In his studio, Tapies attacked a canvas with a variety of brooms, brushes and gouging instruments. His techniques and his use of unconventional materials stemmed, he explained, from his desire to ''set traps for myself'' - these were ways of forcing himself to subordinate reason to the unconscious, the source of all inspiration. ''Painting,'' he announced, ''is a return to origins.'' The Omnibus team did a bit of getting back to origins themselves at this point. They filmed the thunderstorm which - the cutting suggested - was raging outside Tapies' studio while the maestro, possessed by his own elemental drives, agonised over the creative process indoors. This was the closest the film came to delivering a comment on its subject, and it came over as a whole-hearted endorsement of Tapies' mysticism: the artist as a surrogate for Mother Nature herself, driven by forces just as powerful and inexplicable.
There are other ways of looking at Tapies.
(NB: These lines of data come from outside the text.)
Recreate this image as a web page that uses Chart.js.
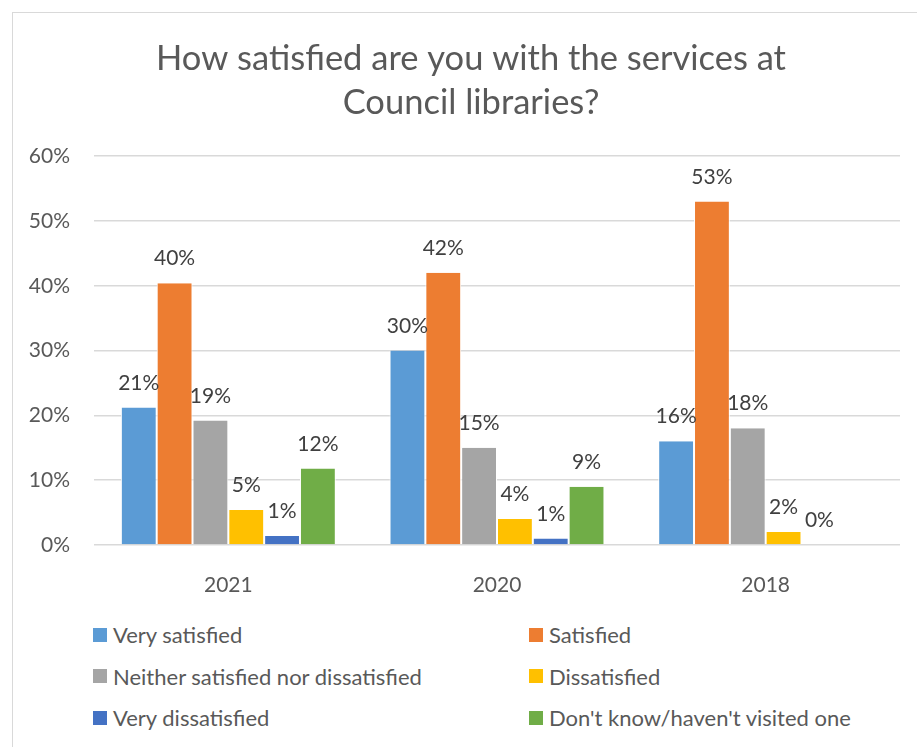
<!DOCTYPE html>
<html>
<head>
<meta charset="utf-8">
<script src="https://cdn.jsdelivr.net/npm/chart.js@4"></script>
<style>
  html, body { margin: 0; padding: 0; background: #fff; overflow: hidden; }
  #wrap { position: relative; width: 917px; height: 747px; overflow: hidden; }
  #frame { position: absolute; left: 12px; top: 12px; width: 940px; height: 780px; border: 1px solid #d9d9d9; }
  #chart { position: absolute; left: 0; top: 0; }
  #legend { position: absolute; left: 93px; top: 614px; display: grid;
    grid-template-columns: 436px auto; grid-auto-rows: 41.5px;
    font-family: Lato, sans-serif; font-size: 22px; color: #595959; }
  #legend div { display: flex; align-items: center; white-space: nowrap; }
  #legend span { display: inline-block; width: 14px; height: 14px; margin-right: 6px; }
</style>
</head>
<body>
<div id="wrap">
  <div id="frame"></div>
  <canvas id="chart" width="917" height="600"></canvas>
  <div id="legend"></div>
</div>
<script>
const years = ["2021", "2020", "2018"];
const seriesNames = ["Very satisfied", "Satisfied", "Neither satisfied nor dissatisfied",
  "Dissatisfied", "Very dissatisfied", "Don't know/haven't visited one"];
const seriesColors = ["#5b9bd5", "#ed7d31", "#a5a5a5", "#ffc000", "#4472c4", "#70ad47"];

// percent of respondents, per year in the order of `years`
const verySatisfied = [21.2, 30, 16];
const satisfied = [40.4, 42, 53];
const neither = [19.2, 15, 18];
const dissatisfied = [5.4, 4, 2];
const veryDissatisfied = [1.4, 1, 0];
const dontKnow = [11.8, 9, null];

const yTicks = [0, 10, 20, 30, 40, 50, 60];

const seriesValues = [verySatisfied, satisfied, neither, dissatisfied, veryDissatisfied, dontKnow];

// value labels above each bar
const barLabels = {
  id: "barLabels",
  afterDatasetsDraw(chart) {
    const ctx = chart.ctx;
    ctx.save();
    ctx.font = "21px Lato, sans-serif";
    ctx.fillStyle = "#404040";
    ctx.textAlign = "center";
    ctx.textBaseline = "alphabetic";
    chart.data.datasets.forEach((ds, i) => {
      chart.getDatasetMeta(i).data.forEach((bar, j) => {
        const v = ds.data[j];
        if (v === null) return;
        ctx.fillText(Math.round(v) + "%", bar.x, bar.y - 18);
      });
    });
    ctx.restore();
  }
};

// centre the title on the whole frame rather than the area after the y labels
const titleShift = {
  id: "titleShift",
  afterLayout(chart) {
    if (chart.titleBlock) chart.titleBlock.left += 42;
  }
};

new Chart(document.getElementById("chart"), {
  type: "bar",
  data: {
    labels: years,
    datasets: seriesNames.map((name, i) => ({
      label: name,
      data: seriesValues[i],
      backgroundColor: seriesColors[i],
      borderColor: "#ffffff",
      borderWidth: { left: 1, right: 1, top: 0, bottom: 0 },
      categoryPercentage: 0.8,
      barPercentage: 1
    }))
  },
  options: {
    responsive: false,
    animation: false,
    devicePixelRatio: 1,
    layout: { padding: { left: 0, right: 17, top: 0, bottom: 5 } },
    plugins: {
      legend: { display: false },
      tooltip: { enabled: false },
      title: {
        display: true,
        text: ["How satisfied are you with the services at", "Council libraries?"],
        color: "#595959",
        font: { family: "Lato, sans-serif", size: 34.5, weight: "normal", lineHeight: 1.3 },
        padding: { top: 36, bottom: 30.5 }
      }
    },
    scales: {
      x: {
        grid: { display: false },
        border: { display: false },
        ticks: { color: "#595959", font: { family: "Lato, sans-serif", size: 21 }, padding: 20 },
        afterFit(scale) { scale.height = 50; }
      },
      y: {
        min: 0,
        max: 60,
        afterBuildTicks(scale) { scale.ticks = yTicks.map(v => ({ value: v })); },
        grid: { color: "#d9d9d9", lineWidth: 1.5, drawTicks: false },
        border: { display: false },
        ticks: {
          color: "#595959",
          font: { family: "Lato, sans-serif", size: 21 },
          padding: 24,
          callback: v => v + "%"
        },
        afterFit(scale) { scale.width = 94; }
      }
    }
  },
  plugins: [barLabels, titleShift]
});

// two-column legend under the chart
const legend = document.getElementById("legend");
seriesNames.forEach((name, i) => {
  const item = document.createElement("div");
  item.innerHTML = `<span style="background:${seriesColors[i]}"></span>${name}`;
  legend.appendChild(item);
});
</script>
</body>
</html>
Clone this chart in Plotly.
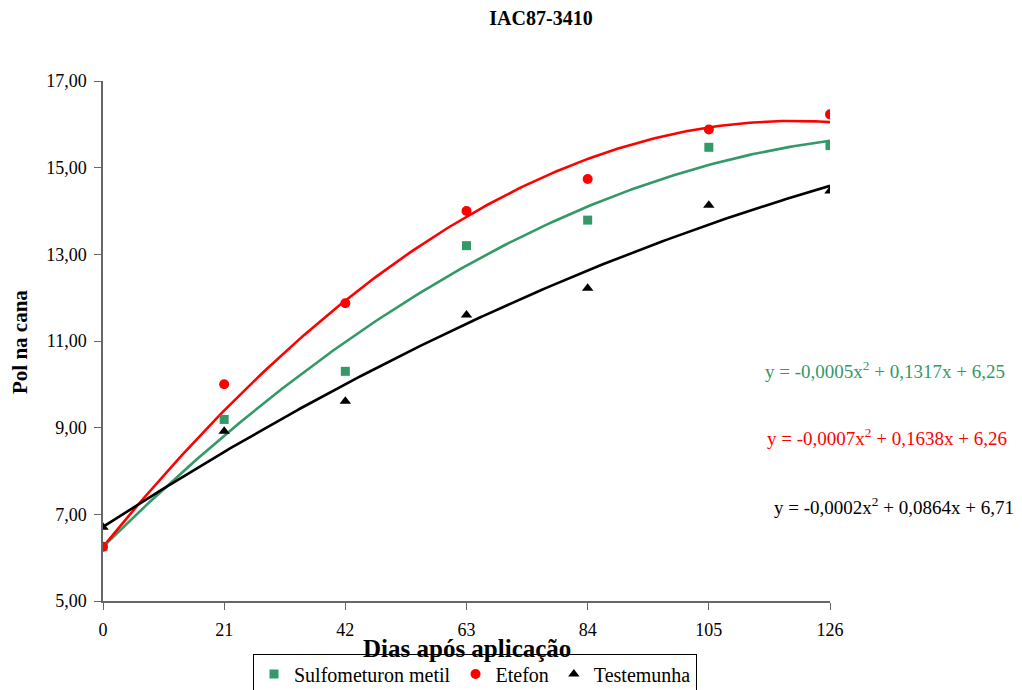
import numpy as np
import plotly.graph_objects as go

dias = [0, 21, 42, 63, 84, 105, 126]
sulfometuron = [6.25, 9.19, 10.30, 13.20, 13.79, 15.47, 15.51]
etefon = [6.25, 10.00, 11.87, 14.00, 14.74, 15.88, 16.23]
testemunha = [6.70, 8.92, 9.61, 11.60, 12.22, 14.13, 14.46]

series_names = ["Sulfometuron metil", "Etefon", "Testemunha"]
# quadratic trendline coefficients (a, b, c), as drawn in the picture
trend_sulfometuron = [-0.000455, 0.1317, 6.25]
trend_etefon = [-0.000685, 0.1641, 6.25]
trend_testemunha = [-0.00019, 0.0864, 6.71]
equations = [
    "y = -0,0005x<sup>2</sup> + 0,1317x + 6,25",
    "y = -0,0007x<sup>2</sup> + 0,1638x + 6,26",
    "y = -0,0002x<sup>2</sup> + 0,0864x + 6,71",
]
y_ticks = [5, 7, 9, 11, 13, 15, 17]
y_ticktext = ["5,00", "7,00", "9,00", "11,00", "13,00", "15,00", "17,00"]

colors = ["#339966", "#ff0000", "#000000"]
symbols = ["square", "circle", "triangle-up"]
sizes = [9, 10, 10]
data = [sulfometuron, etefon, testemunha]
trends = [trend_sulfometuron, trend_etefon, trend_testemunha]

FONT = "Liberation Serif, Times New Roman, serif"

fig = go.Figure()
xs = np.linspace(0, 126, 200)
for coef, c in zip(trends, colors):
    fig.add_trace(go.Scatter(x=xs, y=np.polyval(coef, xs), mode="lines",
                             line=dict(color=c, width=2.6), showlegend=False,
                             hoverinfo="skip"))
for name, vals, c, s, sz in zip(series_names, data, colors, symbols, sizes):
    fig.add_trace(go.Scatter(x=dias, y=vals, mode="markers", name=name,
                             marker=dict(color=c, symbol=s, size=sz)))

fig.update_layout(
    width=1022, height=690,
    margin=dict(l=103, r=192, t=81, b=89),
    paper_bgcolor="white", plot_bgcolor="white",
    font=dict(family=FONT, size=18, color="black"),
    title=dict(text="<b>IAC87-3410</b>", x=(541) / 1022, xanchor="center", xref="container",
               y=1 - 18 / 690, yanchor="middle", font=dict(size=20, family=FONT)),
    showlegend=True,
    legend=dict(orientation="h", x=475 / 1022, xanchor="center", xref="container",
                y=1 - 674 / 690, yanchor="middle", yref="container",
                bordercolor="black", borderwidth=1, bgcolor="rgba(255,255,255,0)",
                font=dict(size=20, family=FONT), itemwidth=30,
                tracegroupgap=0),
)
fig.update_xaxes(range=[0, 126], tickvals=dias, ticks="outside", ticklen=7,
                 showline=True, linecolor="#666666", linewidth=1.5,
                 showgrid=False, zeroline=False, tickcolor="#666666",
                 ticklabelstandoff=5,
                 tickfont=dict(size=18, family=FONT))
fig.update_yaxes(range=[5, 17], tickvals=y_ticks, ticktext=y_ticktext,
                 ticks="outside", ticklen=7, showline=True, linecolor="#666666",
                 linewidth=1.5, showgrid=False, zeroline=False, tickcolor="#666666",
                 ticklabelstandoff=4,
                 tickfont=dict(size=18, family=FONT))

fig.add_annotation(text="<b>Dias após aplicação</b>", xref="paper", yref="paper",
                   x=(467 - 103) / 727, y=-(648 - 601) / 520, showarrow=False,
                   font=dict(size=25, family=FONT), xanchor="center", yanchor="middle",
                   bgcolor="rgba(255,255,255,0)")
fig.add_annotation(text="<b>Pol na cana</b>", xref="paper", yref="paper",
                   x=-(103 - 20) / 727, y=(601 - 342) / 520, showarrow=False,
                   textangle=-90, font=dict(size=21, family=FONT),
                   xanchor="center", yanchor="middle")
eq_pos = [(1007, 370), (1009, 437), (1016, 506)]
for eq, c, (px, py) in zip(equations, colors, eq_pos):
    fig.add_annotation(text=eq, xref="paper", yref="paper",
                       x=(px - 103) / 727, y=(601 - py) / 520, showarrow=False,
                       xanchor="right", yanchor="middle",
                       font=dict(size=19, family=FONT, color=c))

fig.write_html("out.html")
He is, after all, something of a throwback: the assiduously cultivated automatism of his method recalls the experiments of the Surrealists (and of Miro, his most obvious forebear in Spanish art) to defeat reason, to untether the images they believed lurked in the unconscious; his faith in his own creativity as a virtually elemental force has its antecedent in Jackson Pollock's famous remark, ''I am nature''.
It was revealing to hear Tapies on his own iconography (the black crosses which scar his canvases, for example) and, too, to hear his unusual theory that men's destinies were shaped by their names. Tapies, he explained, is Spanish for wall, and his own paintings are inspired by the distressed, graffitised walls of the Gothic quarter of Barcelona. But it was a shame that this film made no attempt to place Tapies in anything other than the context of his own words and images. Maybe his name had exerted its mystical influence again; Tapies had been stonewalled.